* Start AVAILABLE DATA *

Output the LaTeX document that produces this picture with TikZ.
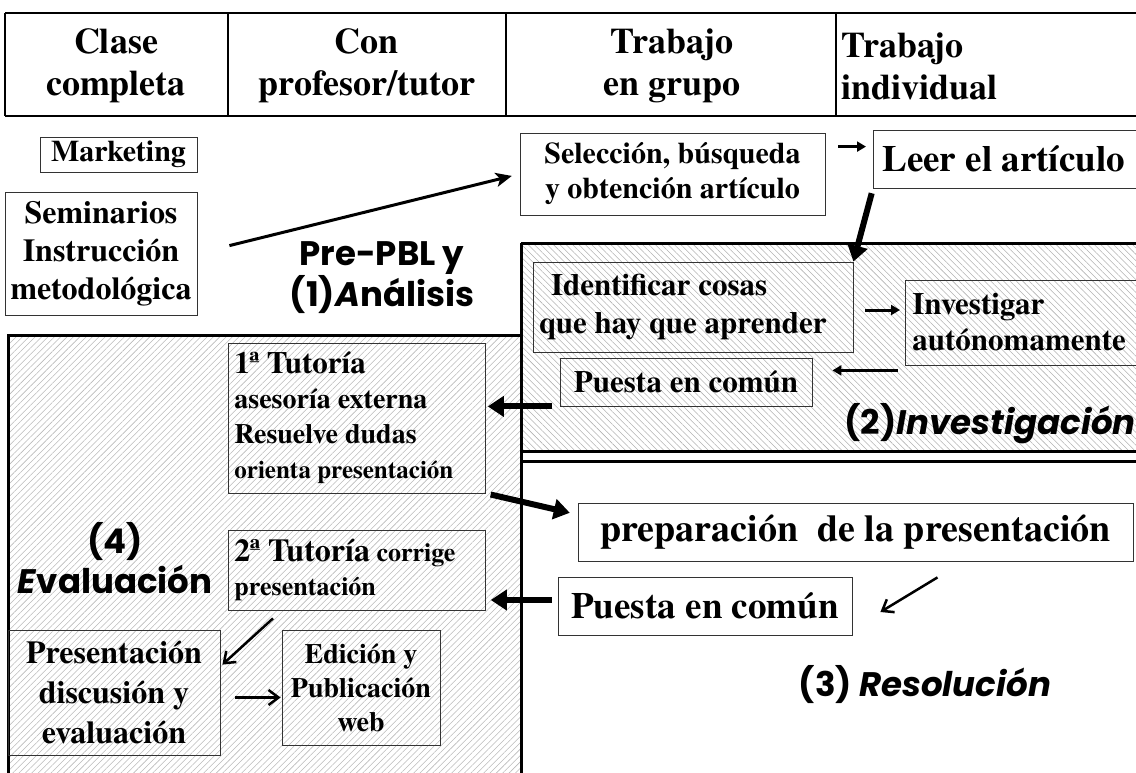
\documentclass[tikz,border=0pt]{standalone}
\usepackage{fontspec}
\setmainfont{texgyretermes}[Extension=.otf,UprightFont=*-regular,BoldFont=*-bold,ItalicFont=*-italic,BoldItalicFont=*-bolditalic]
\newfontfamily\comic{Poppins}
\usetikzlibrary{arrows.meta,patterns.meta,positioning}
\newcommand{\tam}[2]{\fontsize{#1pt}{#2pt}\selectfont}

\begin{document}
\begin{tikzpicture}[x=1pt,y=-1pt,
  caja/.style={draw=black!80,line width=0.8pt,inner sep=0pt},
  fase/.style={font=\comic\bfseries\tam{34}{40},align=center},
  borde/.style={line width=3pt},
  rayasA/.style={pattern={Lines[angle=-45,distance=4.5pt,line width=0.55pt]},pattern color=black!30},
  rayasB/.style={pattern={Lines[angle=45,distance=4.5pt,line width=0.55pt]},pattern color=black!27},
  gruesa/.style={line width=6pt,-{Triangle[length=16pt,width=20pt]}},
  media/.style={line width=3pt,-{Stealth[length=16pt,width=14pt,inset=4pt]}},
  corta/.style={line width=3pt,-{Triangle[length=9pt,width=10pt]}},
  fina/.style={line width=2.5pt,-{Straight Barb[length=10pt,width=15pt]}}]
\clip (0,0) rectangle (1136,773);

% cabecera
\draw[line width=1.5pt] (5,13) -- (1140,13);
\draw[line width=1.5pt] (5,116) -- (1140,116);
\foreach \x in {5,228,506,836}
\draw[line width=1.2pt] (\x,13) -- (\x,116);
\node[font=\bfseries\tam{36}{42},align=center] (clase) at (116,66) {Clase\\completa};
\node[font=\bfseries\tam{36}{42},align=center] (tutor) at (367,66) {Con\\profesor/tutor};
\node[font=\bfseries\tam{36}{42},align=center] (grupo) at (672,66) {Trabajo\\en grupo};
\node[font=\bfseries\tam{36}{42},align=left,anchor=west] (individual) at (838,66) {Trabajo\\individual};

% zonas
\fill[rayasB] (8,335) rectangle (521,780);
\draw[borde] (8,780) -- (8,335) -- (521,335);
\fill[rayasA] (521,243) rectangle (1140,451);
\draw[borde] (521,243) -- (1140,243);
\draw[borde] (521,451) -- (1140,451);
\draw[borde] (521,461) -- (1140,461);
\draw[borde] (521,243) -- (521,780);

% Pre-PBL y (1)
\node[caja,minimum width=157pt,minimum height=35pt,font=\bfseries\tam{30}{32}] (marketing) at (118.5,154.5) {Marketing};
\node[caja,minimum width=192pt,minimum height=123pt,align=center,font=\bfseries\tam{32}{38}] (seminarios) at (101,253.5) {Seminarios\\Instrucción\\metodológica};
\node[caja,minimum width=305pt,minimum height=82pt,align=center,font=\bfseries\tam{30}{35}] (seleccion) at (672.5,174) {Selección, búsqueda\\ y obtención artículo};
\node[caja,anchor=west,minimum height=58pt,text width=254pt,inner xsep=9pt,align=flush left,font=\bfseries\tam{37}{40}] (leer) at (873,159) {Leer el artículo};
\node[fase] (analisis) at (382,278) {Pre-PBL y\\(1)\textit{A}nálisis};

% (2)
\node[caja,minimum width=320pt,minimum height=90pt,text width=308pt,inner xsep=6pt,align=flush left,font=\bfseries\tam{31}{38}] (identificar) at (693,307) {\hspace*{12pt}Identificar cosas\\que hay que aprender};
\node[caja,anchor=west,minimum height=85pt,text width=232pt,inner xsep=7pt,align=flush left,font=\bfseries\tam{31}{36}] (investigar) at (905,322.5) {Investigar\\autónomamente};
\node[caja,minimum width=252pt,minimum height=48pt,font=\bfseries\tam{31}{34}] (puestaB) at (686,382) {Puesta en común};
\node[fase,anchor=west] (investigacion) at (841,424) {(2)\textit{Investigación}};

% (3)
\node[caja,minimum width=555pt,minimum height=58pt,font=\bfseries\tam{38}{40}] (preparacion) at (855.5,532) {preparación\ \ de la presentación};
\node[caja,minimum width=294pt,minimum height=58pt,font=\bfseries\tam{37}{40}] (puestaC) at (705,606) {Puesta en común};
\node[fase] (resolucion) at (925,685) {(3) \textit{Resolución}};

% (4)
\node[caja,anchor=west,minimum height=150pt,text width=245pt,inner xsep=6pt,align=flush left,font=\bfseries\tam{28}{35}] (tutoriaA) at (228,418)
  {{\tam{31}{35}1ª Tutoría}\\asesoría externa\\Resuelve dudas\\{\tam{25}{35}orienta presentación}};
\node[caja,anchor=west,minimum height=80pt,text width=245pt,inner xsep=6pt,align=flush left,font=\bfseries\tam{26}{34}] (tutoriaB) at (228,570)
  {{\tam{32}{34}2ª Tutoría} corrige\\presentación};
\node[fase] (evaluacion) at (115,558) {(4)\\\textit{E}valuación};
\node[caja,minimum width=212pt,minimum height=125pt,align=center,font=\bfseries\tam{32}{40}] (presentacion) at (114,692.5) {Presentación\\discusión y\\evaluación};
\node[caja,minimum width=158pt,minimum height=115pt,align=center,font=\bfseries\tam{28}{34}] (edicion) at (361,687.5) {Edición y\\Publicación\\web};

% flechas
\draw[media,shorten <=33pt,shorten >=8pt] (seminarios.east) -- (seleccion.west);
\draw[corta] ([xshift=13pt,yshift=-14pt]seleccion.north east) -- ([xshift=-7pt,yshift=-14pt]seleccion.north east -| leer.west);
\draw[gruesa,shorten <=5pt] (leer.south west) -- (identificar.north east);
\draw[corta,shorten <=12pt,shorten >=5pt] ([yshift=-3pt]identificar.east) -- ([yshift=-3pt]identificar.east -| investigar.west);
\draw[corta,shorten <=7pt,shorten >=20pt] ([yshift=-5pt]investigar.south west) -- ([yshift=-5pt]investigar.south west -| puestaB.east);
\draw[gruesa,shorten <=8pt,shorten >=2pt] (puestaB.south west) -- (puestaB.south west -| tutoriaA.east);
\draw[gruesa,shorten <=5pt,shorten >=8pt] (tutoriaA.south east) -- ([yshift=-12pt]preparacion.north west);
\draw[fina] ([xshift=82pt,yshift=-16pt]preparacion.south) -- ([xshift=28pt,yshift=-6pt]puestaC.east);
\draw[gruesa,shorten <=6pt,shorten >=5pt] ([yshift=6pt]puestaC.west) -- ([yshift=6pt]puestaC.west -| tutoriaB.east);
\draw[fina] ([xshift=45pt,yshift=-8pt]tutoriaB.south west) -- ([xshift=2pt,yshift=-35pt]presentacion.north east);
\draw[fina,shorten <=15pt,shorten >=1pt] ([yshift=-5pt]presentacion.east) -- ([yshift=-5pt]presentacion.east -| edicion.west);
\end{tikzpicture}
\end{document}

* End AVAILABLE DATA *

Skip the pictures and restate exactly the lines from the beginning of the listing to the line with "(0,0) rectangle (1136,773);", that line included.

**RESULT FOR THIS EXERCISE**
Output the LaTeX document that produces this picture with TikZ.
\documentclass[tikz,border=0pt]{standalone}
\usepackage{fontspec}
\setmainfont{texgyretermes}[Extension=.otf,UprightFont=*-regular,BoldFont=*-bold,ItalicFont=*-italic,BoldItalicFont=*-bolditalic]
\newfontfamily\comic{Poppins}
\usetikzlibrary{arrows.meta,patterns.meta,positioning}
\newcommand{\tam}[2]{\fontsize{#1pt}{#2pt}\selectfont}

\begin{document}
\begin{tikzpicture}[x=1pt,y=-1pt,
  caja/.style={draw=black!80,line width=0.8pt,inner sep=0pt},
  fase/.style={font=\comic\bfseries\tam{34}{40},align=center},
  borde/.style={line width=3pt},
  rayasA/.style={pattern={Lines[angle=-45,distance=4.5pt,line width=0.55pt]},pattern color=black!30},
  rayasB/.style={pattern={Lines[angle=45,distance=4.5pt,line width=0.55pt]},pattern color=black!27},
  gruesa/.style={line width=6pt,-{Triangle[length=16pt,width=20pt]}},
  media/.style={line width=3pt,-{Stealth[length=16pt,width=14pt,inset=4pt]}},
  corta/.style={line width=3pt,-{Triangle[length=9pt,width=10pt]}},
  fina/.style={line width=2.5pt,-{Straight Barb[length=10pt,width=15pt]}}]
\clip (0,0) rectangle (1136,773);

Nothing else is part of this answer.